We assume it has been updated
Since our brave playmonaut was lost in the channel, in spite of the best efforts of Lester and myself to recover him?
Back in September, the Low Orbit Helium Assisted Navigator (LOHAN) team sent a mighty orb aloft on a test flight of our magnificent Vulture 2 spaceplane's rocket motor igniter. The mission was a textbook operation, with the the payload eventually returning to terra firma within a few hundred metres of the awaiting team, at a …
The problem was actually that the met office didn't launch their normal quota of balloons that day, so the prediction was based on older data than usual. A weather front was predicted to come in during the evening, but actually came in several hours earlier, changing the flight path enormously and thus dooming our heroic playmonaut to an early, salty, wet grave.
A splendidly bare target landscape - the highest thing in sight a large bale. BUT - given the propensity of things like gliders and radio controlled models to find trees, it can almost be guaranteed that a mighty oak will spring 'full armed from the soil' just in time.
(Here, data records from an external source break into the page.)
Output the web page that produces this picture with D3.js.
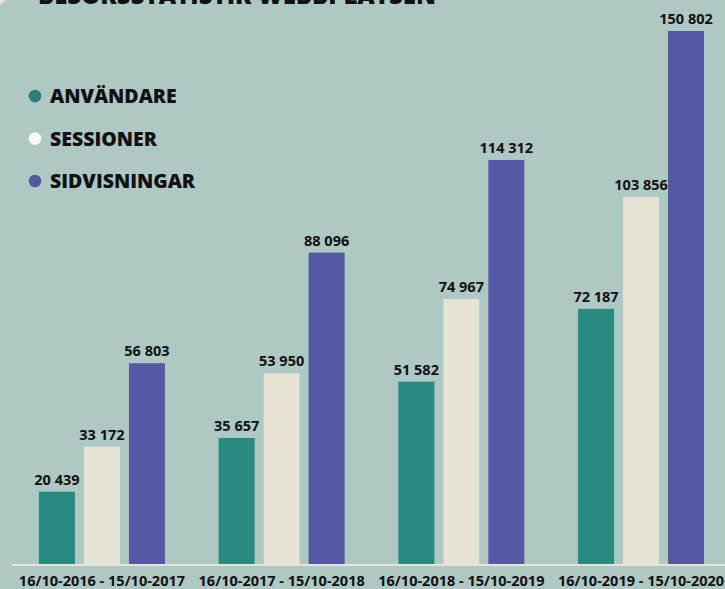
<!DOCTYPE html>
<html><head><meta charset="utf-8">
<script src="https://cdn.jsdelivr.net/npm/d3@7"></script>
<style>html,body{margin:0;padding:0;background:#aec8c4;overflow:hidden}svg{display:block}</style>
</head><body>
<script>
const periods = ["16/10-2016 - 15/10-2017","16/10-2017 - 15/10-2018","16/10-2018 - 15/10-2019","16/10-2019 - 15/10-2020"];
const seriesNames = ["ANVÄNDARE","SESSIONER","SIDVISNINGAR"];
const anvandare = [20439, 35657, 51582, 72187];
const sessioner = [33172, 53950, 74967, 103856];
const sidvisningar = [56803, 88096, 114312, 150802];
const seriesColors = ["#288a80","#e6e3d5","#5559a4"];
const legendDotColors = ["#2a7d78","#fafafa","#5559a4"];
const titleText = "BESÖKSSTATISTIK WEBBPLATSEN";

const W = 725, H = 589;
const series = [anvandare, sessioner, sidvisningar];
const fmt = v => d3.format(",")(v).replace(/,/g, " ");

const svg = d3.select("body").append("svg").attr("width", W).attr("height", H);
svg.append("rect").attr("width", W).attr("height", H).attr("fill", "#aec8c4");
svg.append("path").attr("d", "M0,0L6,0L0,5Z").attr("fill", "#e6e3d5");

const font = "'Open Sans', 'Noto Sans', sans-serif";

// Title (cut off at the top, as in the reference)
svg.append("text").attr("x", 38).attr("y", 3.5).text(titleText)
  .attr("font-family", font).attr("font-weight", 800).attr("font-size", 24)
  .attr("fill", "#111");

const x0 = d3.scaleBand().domain(periods).range([12, 731]).paddingInner(0.299).paddingOuter(0.15);
const x1 = d3.scaleBand().domain(seriesNames).range([0, x0.bandwidth()]).paddingInner(0.2).paddingOuter(0);
const y = d3.scaleLinear().domain([0, d3.max(sidvisningar)]).range([564, 31]);

const rows = [];
periods.forEach((p, i) => seriesNames.forEach((s, j) => rows.push({p, s, j, v: series[j][i]})));

const g = svg.append("g");
g.selectAll("rect.bar").data(rows).join("rect").attr("class", "bar")
  .attr("x", d => x0(d.p) + x1(d.s))
  .attr("y", d => y(d.v))
  .attr("width", x1.bandwidth())
  .attr("height", d => y(0) - y(d.v))
  .attr("fill", d => seriesColors[d.j]);

g.selectAll("text.val").data(rows).join("text").attr("class", "val")
  .attr("x", d => x0(d.p) + x1(d.s) + x1.bandwidth() / 2)
  .attr("y", d => y(d.v) - 7)
  .attr("text-anchor", "middle")
  .attr("font-family", font).attr("font-weight", 700).attr("font-size", 14.5)
  .attr("fill", "#111")
  .text(d => fmt(d.v));

// baseline
svg.append("line").attr("x1", 12).attr("x2", W).attr("y1", y(0) + 1).attr("y2", y(0) + 1)
  .attr("stroke", "#e6e3d5").attr("stroke-width", 2);

// x axis labels
const xAxis = d3.axisBottom(x0).tickSize(0).tickPadding(0);
const ax = svg.append("g").attr("transform", `translate(0,${y(0)})`).call(xAxis);
ax.select(".domain").remove();
ax.selectAll("text").attr("dy", null).attr("y", 22)
  .attr("font-family", font).attr("font-weight", 700).attr("font-size", 14.5)
  .attr("fill", "#111");

// legend
const leg = svg.append("g");
const legY = d3.scalePoint().domain(seriesNames).range([96, 181]);
seriesNames.forEach((s, j) => {
  leg.append("circle").attr("cx", 35).attr("cy", legY(s)).attr("r", 6.3).attr("fill", legendDotColors[j]);
  leg.append("text").attr("x", 50).attr("y", legY(s) + 7).text(s)
    .attr("font-family", font).attr("font-weight", 800).attr("font-size", 19.5).attr("fill", "#111");
});
</script>
</body></html>
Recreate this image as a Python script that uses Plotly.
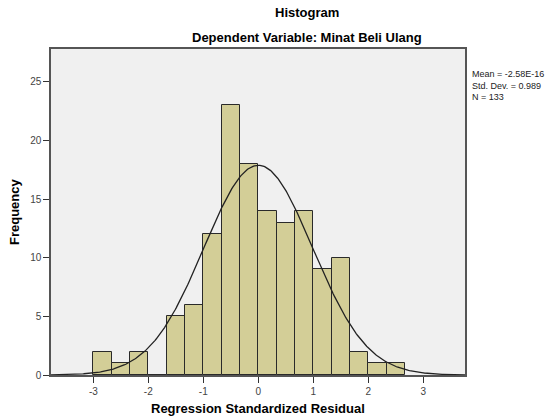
import numpy as np
import plotly.graph_objects as go

# Data
bin_start = -3.0
bin_width = 1.0 / 3.0
counts = [2, 1, 2, 0, 5, 6, 12, 23, 18, 14, 13, 14, 9, 10, 2, 1, 1]
mean_val = -2.58e-16
std_val = 0.989
n_val = 133
x_ticks = [-3, -2, -1, 0, 1, 2, 3]
y_ticks = [0, 5, 10, 15, 20, 25]

centers = [bin_start + bin_width * (i + 0.5) for i in range(len(counts))]

xs = np.linspace(-3.8, 3.8, 400)
ys = n_val * bin_width * np.exp(-0.5 * ((xs - mean_val) / std_val) ** 2) / (std_val * np.sqrt(2 * np.pi))

W, H = 560, 420
L, R, T, B = 51, 95, 49, 45
PW, PH = W - L - R, H - T - B


def px(xp):
    return (xp - L) / PW


def py(yp):
    return (H - B - yp) / PH


fig = go.Figure()
fig.add_trace(go.Bar(
    x=centers, y=counts, width=bin_width,
    marker=dict(color="#d3ce97", line=dict(color="#2a2a2a", width=1)),
    hoverinfo="x+y", showlegend=False,
))
fig.add_trace(go.Scatter(
    x=xs, y=ys, mode="lines",
    line=dict(color="#222222", width=1.3),
    showlegend=False, hoverinfo="skip",
))

font_family = "Liberation Sans, Arial, sans-serif"

fig.update_layout(
    width=W, height=H,
    margin=dict(l=L, r=R, t=T, b=B),
    paper_bgcolor="white",
    plot_bgcolor="#f0f0f0",
    font=dict(family=font_family, color="#000"),
    bargap=0,
    xaxis=dict(
        range=[-3.77, 3.76], tickvals=x_ticks, ticktext=[str(v) for v in x_ticks],
        ticks="outside", ticklen=6, tickcolor="#333", showgrid=False, zeroline=False,
        showline=True, linecolor="#555", linewidth=1.5, mirror=True, automargin=False,
        tickfont=dict(size=10, color="#444"),
    ),
    yaxis=dict(
        range=[0, 27.8], tickvals=y_ticks,
        ticks="outside", ticklen=6, tickcolor="#333", showgrid=False, zeroline=False,
        showline=True, linecolor="#555", linewidth=1.5, mirror=True, automargin=False,
        tickfont=dict(size=10, color="#444"),
    ),
    annotations=[
        dict(text="<b>Histogram</b>", x=px(307), y=py(13), xref="paper", yref="paper",
             yanchor="middle", showarrow=False, font=dict(size=13)),
        dict(text="<b>Dependent Variable: Minat Beli Ulang</b>", x=px(307), y=py(38),
             xref="paper", yref="paper", yanchor="middle", showarrow=False, font=dict(size=13)),
        dict(text="<b>Regression Standardized Residual</b>", x=px(258), y=py(408),
             xref="paper", yref="paper", yanchor="middle", showarrow=False, font=dict(size=13)),
        dict(text="<b>Frequency</b>", x=px(14), y=py(212), textangle=-90,
             xref="paper", yref="paper", xanchor="center", yanchor="middle",
             showarrow=False, font=dict(size=13)),
        dict(text=f"Mean = -2.58E-16<br>Std. Dev. = {std_val}<br>N = {n_val}",
             x=px(470), y=py(67), xref="paper", yref="paper", xanchor="left", yanchor="top",
             align="left", showarrow=False, font=dict(size=9, color="#222")),
    ],
)

fig.write_html("out.html", config={"displayModeBar": False},
               post_script="document.body.style.margin='0';")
Or, as it might be put on the Disc World 'Million to one chances are dead certs.'
I wouldn't leave the ladder at home if I was you ! But I will raise a glass to a safe flight when it happens.
Chris Cosgrove
This is what hot air balloon pilots do. In city flights you may need to drop onto a park or a football ground (or else.) A balloon that might be moving at a couple of metres a second and wind changing speed and direction on the way requires a canny brain function running a three dimensional path integration with imprecise parameters, plus a good dose of self confidence that stops short of hubris.